Only…we know it’s not. There’s still some juice in the battery, for now. Enough to keep the radio going for a few days more, maybe. But if we could open up the hood, we’d see the engine troubles responsible for its recent abandonment. It’s dead.

See, cars are made for driving. A car that can’t drive may have some elements that still work. But if it is unable to perform its most essential function, we would be right to consider it dead, even though it’s not completely “broken” in every respect.

Can you see what I’m getting at? Human beings’ essential function—our “chief end” as the old catechisms have it—is to live in the awareness and service and worship of God, the Creator and Lord of the universe. It is this essential function that is dead in every human being—dead as a gutted car in a junkyard—apart from the saving work of Christ.

I hope that this is a challenge to you; it is to me. I can very easily be impressed by the fact that my neighbors have functioning radios and headlights and windshield wipers, if you will. They seem to be quite fine, some of them! It is only as I remember and reflect on the truth that they were created to know and love and worship and listen to and serve and sing to and live for God that the alarming state of their souls becomes apparent, that the sad absence of admiration for God or interest in the Bible or routines of worship or desire for wisdom or love of Christians begins click-click-clicking, and I get a whiff of the reality: they are dead and rotting, spiritually.

Recalling what people were created for helps me want to keep in mind that they are dead spiritually. This should serve as a motivation to see the gospel as something everyone around me needs. Sometimes I find it much more natural and comfortable to share the gospel with people who are obviously broken, obviously a mess, obviously in need of major spiritual renovation. But wait long enough and roadkill of the noblest variety is going to stink. Whether it’s a Lexus or a lemon, a car that won’t drive is dead, period.

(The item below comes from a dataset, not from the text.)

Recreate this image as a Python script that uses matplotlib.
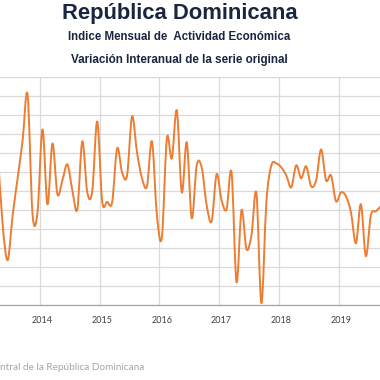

I’m no mechanic, no veterinarian, no physician; but I do know a gospel-message and a God-man that give life to the dead. My prayer is that he will open our eyes to see the spiritual deadness of people more clearly, so we’ll cry out on their behalf to the God who gives life to the dead, and so that we’ll be emboldened to tell them about Christ—that “whoever believes in him shall not perish but have eternal life.”